Hey everyone! I hope you guys had a great Thanksgiving Holiday! Mine was filled with getting fat and Christmas songs butchered by Michael Buble.
So, as many of you have already figured out, I love computers. I had been scouting sites like Craig’s List and eBay for older computers that ran earlier versions of Dos, that still functioned properly. Preferably, I wanted a system I could play my old floppy diskettes on, and legitimately play Dos games and maybe incorporate the system into my videos. After much scouring, I found that these systems tend to be very expensive. It makes sense, finding an older system in mint condition is no easy task. In some ways, finding old systems like computers from the early 80s is more difficult than game console collecting. Consoles like Nintendo, Atari..you can still find those if you really wanted one. Finding an old computer that someone hasn’t scrapped proved to be a challenge for me, especially since I am usually on a tight financial rope, so to speak.

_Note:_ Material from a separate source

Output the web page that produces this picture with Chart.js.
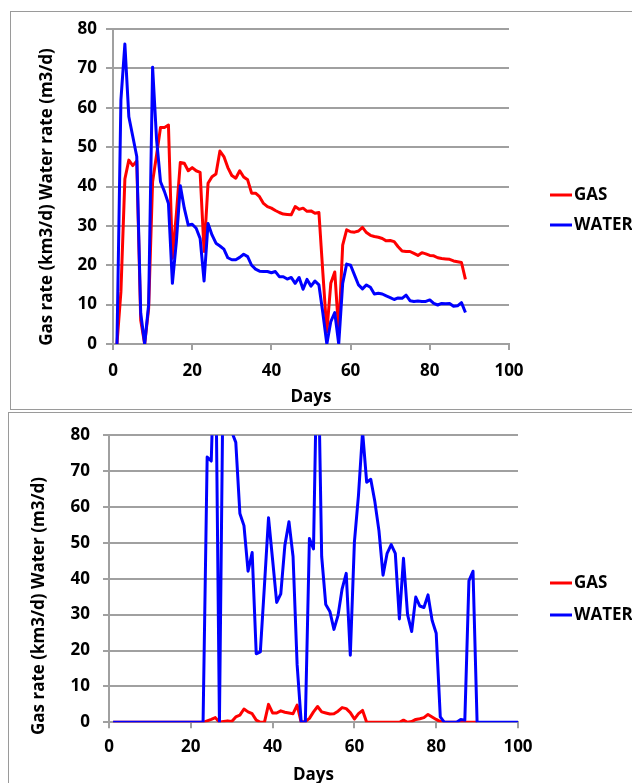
<!DOCTYPE html>
<html>
<head>
<meta charset="utf-8">
<script src="https://cdn.jsdelivr.net/npm/chart.js@4.4.0/dist/chart.umd.min.js"></script>
<style>
  html, body { margin: 0; padding: 0; background: #fff; width: 632px; height: 783px; overflow: hidden; }
  .frame { position: absolute; border: 1px solid #9a9a9a; box-sizing: border-box; }
  #frameTop { left: 10px; top: 11px; width: 640px; height: 399px; }
  #frameBottom { left: 8px; top: 412px; width: 640px; height: 400px; }
  canvas { position: absolute; left: 0; }
  #ratesFirst { top: 0; }
  #ratesSecond { top: 412px; }
</style>
</head>
<body>
<div class="frame" id="frameTop"></div>
<div class="frame" id="frameBottom"></div>
<canvas id="ratesFirst" width="632" height="409"></canvas>
<canvas id="ratesSecond" width="632" height="390"></canvas>
<script>
// first period, days 1-89
let firstDays = Array.from({length: 89}, (_, i) => i + 1)

let firstGas = [0, 13.3, 41.9, 46.7, 45.3, 46.5, 6, 0, 9, 41.2,
    48, 55, 55, 55.6, 21.8, 33, 46.1, 45.9, 44, 44.8,
    44, 43.6, 23.5, 40.8, 42.5, 43.2, 49, 47.6, 44.8, 42.8,
    42.1, 44, 42.4, 41.7, 38.3, 38.3, 37.4, 35.7, 34.9, 34.5,
    33.9, 33.4, 33, 32.9, 32.8, 34.9, 34.2, 34.5, 33.7, 33.8,
    33.2, 33.4, 18, 3.1, 15.4, 18.3, 3.1, 25.1, 29, 28.5,
    28.4, 28.7, 29.6, 28.3, 27.6, 27.3, 27.1, 26.8, 26.2, 26.3,
    26, 24.7, 23.6, 23.5, 23.5, 23, 22.5, 23.2, 22.9, 22.5,
    22.4, 21.9, 21.7, 21.6, 21.5, 21.1, 20.9, 20.7, 16.4]

let firstWater = [0, 62, 76.2, 57.7, 52.7, 47.6, 7.8, 0, 10, 70.3,
    52, 41.2, 38.7, 35.7, 15.4, 26, 40.2, 34.5, 30.2, 30.4,
    29.4, 26.8, 16, 30.6, 27.7, 25.6, 24.9, 24.1, 21.9, 21.4,
    21.4, 22, 22.8, 22.2, 20, 19, 18.5, 18.4, 18.4, 18.1,
    18.4, 17.1, 17.1, 16.5, 16.9, 15.4, 16.9, 13.9, 16.4, 14.7,
    16, 15, 7.8, 0, 5.7, 8, 0, 15.4, 20.3, 20,
    17.5, 15, 14, 15, 14.4, 12.7, 12.9, 12.7, 12.2, 11.8,
    11.3, 11.7, 11.6, 12.4, 11, 10.8, 10.9, 10.8, 10.8, 11.2,
    10.3, 9.9, 10.3, 10.2, 10.3, 9.6, 9.7, 10.5, 8]

// second period, days 1-100 (gas stops after day 90)
let secondDays = Array.from({length: 100}, (_, i) => i + 1)

let secondGas = [0, 0, 0, 0, 0, 0, 0, 0, 0, 0,
    0, 0, 0, 0, 0, 0, 0, 0, 0, 0,
    0, 0, 0, 0.4, 0.8, 1.3, 0, 0.2, 0.4, 0.2,
    1.5, 2, 3.7, 2.9, 2.4, 0.6, 0, 0, 5, 2.6,
    2.6, 3.2, 2.8, 2.6, 2.4, 4.8, 0, 0.2, 1.1, 2.9,
    4.4, 2.9, 2.6, 2.3, 2.4, 3.1, 4.1, 3.8, 2.7, 0.9,
    2.4, 3.3, 0, 0, 0, 0, 0, 0, 0, 0,
    0, 0.6, 0, 0.2, 0.8, 1, 1.3, 2.2, 1.5, 0.8,
    0.2, 0, 0, 0, 0, 0, 0, 0, 0, 0]

let secondWater = [0, 0, 0, 0, 0, 0, 0, 0, 0, 0,
    0, 0, 0, 0, 0, 0, 0, 0, 0, 0,
    0, 0, 0, 73.9, 72.8, 112, 0, 108, 92, 81,
    78, 58.2, 54.8, 42.1, 47.3, 19.1, 19.6, 38, 57, 45.3,
    33.4, 35.8, 49.3, 55.9, 46.2, 16, 0, 0, 51.2, 48.3,
    112, 46.2, 32.8, 30.9, 25.9, 29.8, 37.2, 41.5, 18.7, 50.2,
    63.3, 81, 66.9, 67.7, 61.5, 53.4, 41, 47.1, 49.5, 47.1,
    28.8, 45.7, 30, 25.3, 34.9, 32.4, 32, 35.5, 28.4, 24.8,
    1.5, 0, 0, 0, 0, 0.8, 0.6, 39.4, 42.1, 0,
    0, 0, 0, 0, 0, 0, 0, 0, 0, 0]

let xTicks = [0, 20, 40, 60, 80, 100]
let yTicks = [0, 10, 20, 30, 40, 50, 60, 70, 80]

const gridColor = '#a0a0a0'
const fontFamily = '"Open Sans", sans-serif'

let pairs = function(days, values) {
    return values.map((v, i) => ({ x: days[i], y: v }))
}

// rotated y title and the legend on the right are drawn here
const sideLabels = {
    id: 'sideLabels',
    afterDraw(chart, args, opts) {
        const ctx = chart.ctx
        ctx.save()
        ctx.fillStyle = '#000'
        ctx.font = 'bold 17px ' + fontFamily
        ctx.textAlign = 'center'
        ctx.textBaseline = 'middle'
        ctx.translate(opts.titleX, opts.titleY)
        ctx.rotate(-Math.PI / 2)
        ctx.fillText(opts.title, 0, 0)
        ctx.restore()

        ctx.save()
        ctx.font = 'bold 17px ' + fontFamily
        ctx.textAlign = 'left'
        ctx.textBaseline = 'middle'
        chart.data.datasets.forEach((ds, i) => {
            let y = opts.legendY[i]
            ctx.strokeStyle = ds.borderColor
            ctx.lineWidth = 3
            ctx.beginPath()
            ctx.moveTo(opts.legendX, y)
            ctx.lineTo(opts.legendX + 22, y)
            ctx.stroke()
            ctx.fillStyle = '#000'
            ctx.fillText(ds.label, opts.legendX + 24, y)
        })
        ctx.restore()
    }
}

let makeChart = function(canvasId, days, gas, water, s) {
    return new Chart(document.getElementById(canvasId), {
        type: 'line',
        data: {
            datasets: [
                {
                    label: 'GAS',
                    data: pairs(days, gas),
                    borderColor: '#ff0000',
                    borderWidth: 3,
                    pointRadius: 0,
                    tension: 0,
                    borderJoinStyle: 'round',
                    order: 2
                },
                {
                    label: 'WATER',
                    data: pairs(days, water),
                    borderColor: '#0000ff',
                    borderWidth: 3,
                    pointRadius: 0,
                    tension: 0,
                    borderJoinStyle: 'round',
                    order: 1
                }
            ]
        },
        options: {
            responsive: false,
            animation: false,
            devicePixelRatio: 1,
            layout: { padding: { left: 0, top: s.top, right: s.right, bottom: 0 } },
            plugins: {
                legend: { display: false },
                tooltip: { enabled: false },
                sideLabels: s.side
            },
            scales: {
                x: {
                    type: 'linear',
                    min: xTicks[0],
                    max: xTicks[xTicks.length - 1],
                    afterFit: scale => { scale.height = s.xHeight },
                    afterBuildTicks: scale => { scale.ticks = xTicks.map(v => ({ value: v })) },
                    ticks: { padding: s.xPad, color: '#000', font: { family: fontFamily, size: 17, weight: 'bold' } },
                    grid: { drawOnChartArea: false, tickLength: 6, color: gridColor, lineWidth: 2 },
                    border: { color: gridColor, width: 2 },
                    title: {
                        display: true,
                        text: 'Days',
                        color: '#000',
                        font: { family: fontFamily, size: 17, weight: 'bold' },
                        padding: { top: 0, bottom: s.titlePad }
                    }
                },
                y: {
                    min: yTicks[0],
                    max: yTicks[yTicks.length - 1],
                    afterFit: scale => { scale.width = s.yWidth },
                    afterBuildTicks: scale => { scale.ticks = yTicks.map(v => ({ value: v })) },
                    ticks: { padding: s.yPad, color: '#000', font: { family: fontFamily, size: 17, weight: 'bold' } },
                    grid: { tickLength: s.yTick, color: gridColor, lineWidth: 2 },
                    border: { color: gridColor, width: 2 }
                }
            }
        },
        plugins: [sideLabels]
    })
}

makeChart('ratesFirst', firstDays, firstGas, firstWater, {
    top: 29, right: 123, xHeight: 65, yWidth: 113,
    xPad: 11, yPad: 9, yTick: 7, titlePad: 2,
    side: { title: 'Gas rate (km3/d) Water rate (m3/d)', titleX: 47, titleY: 197, legendX: 550, legendY: [195, 225] }
})

makeChart('ratesSecond', secondDays, secondGas, secondWater, {
    top: 14.7, right: 114, xHeight: 79.7, yWidth: 109,
    xPad: 9, yPad: 13, yTick: 6, titlePad: 17,
    side: { title: 'Gas rate (km3/d) Water (m3/d)', titleX: 39, titleY: 194, legendX: 550, legendY: [171, 203] }
})
</script>
</body>
</html>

And then, a miracle happened!
Completely by fluke, I found this gem in my room mate’s grandpa’s house. It was just sitting there like an old relic, in absolutely beautiful condition. Meet BILL, the old, crotchety IBM-PC!
Beautiful, right? The guy who gave it to me seemed to be surprised that I wanted it. Bill works perfectly, and is in pristine condition. Bill is an IBM-PC 5150 with a 8088 processor. He has two 5.25 inch floppy drives, A and B. There is no hard drive. It runs Dos 3.1, and runs at 4MHz. I am unsure on the ram at the moment, but it is somewhere between 64k and 256K.
This system is quite historic! IBM asked a small company named Microsoft to write the OS for this system. Bill Gates bought the rights to QDos (Quick and Dirty Operating System, you may recall hearing about this in my DosBox video) and modified it to create PC-Dos (later, MS-Dos) for this model. It also came with a higher end monitor which displays CGA graphics. This system was made in 1981, making Bill 30 years old. Originally, this model, when it came out, would have ran someone $3005. Which by today’s standards, is about $7200. If you search for this system, it still runs about 700-800 dollars. I am very lucky to have gotten mine for free, otherwise Bill would have been sent to the scrap yard. I named him after my late father, even though my father wasn’t very crotchety. Bill, I assume, is up there in years and is very grumpy. His floppy disk drive makes distinctively cranky noises.
I don’t have many 5.25 floppies hanging around, however, I plan to invest on getting it a 3.5 inch floppy drive so I can write some of my old games onto 5.25 floppies, and run them. I did happen to have Reader Rabbit lying around, so I popped that into the B drive, and it worked perfectly. Oh, the CGA glory! How I love thee, purple, cyan, white and black!
If anyone has any 5.25 inch floppy disks they might want to get rid of, please let me know and I will gladly take them off your hands!
Bill is a wonderful find and I couldn’t be more excited. The best way to find old systems is to ask older family members if they had a system and kept one. Look around, and you might be able to score one for free!
More information on Bill as me and my room mate mess around with him. Hopefully, I will be able to run King’s Quest 3 on it and relive my childhood.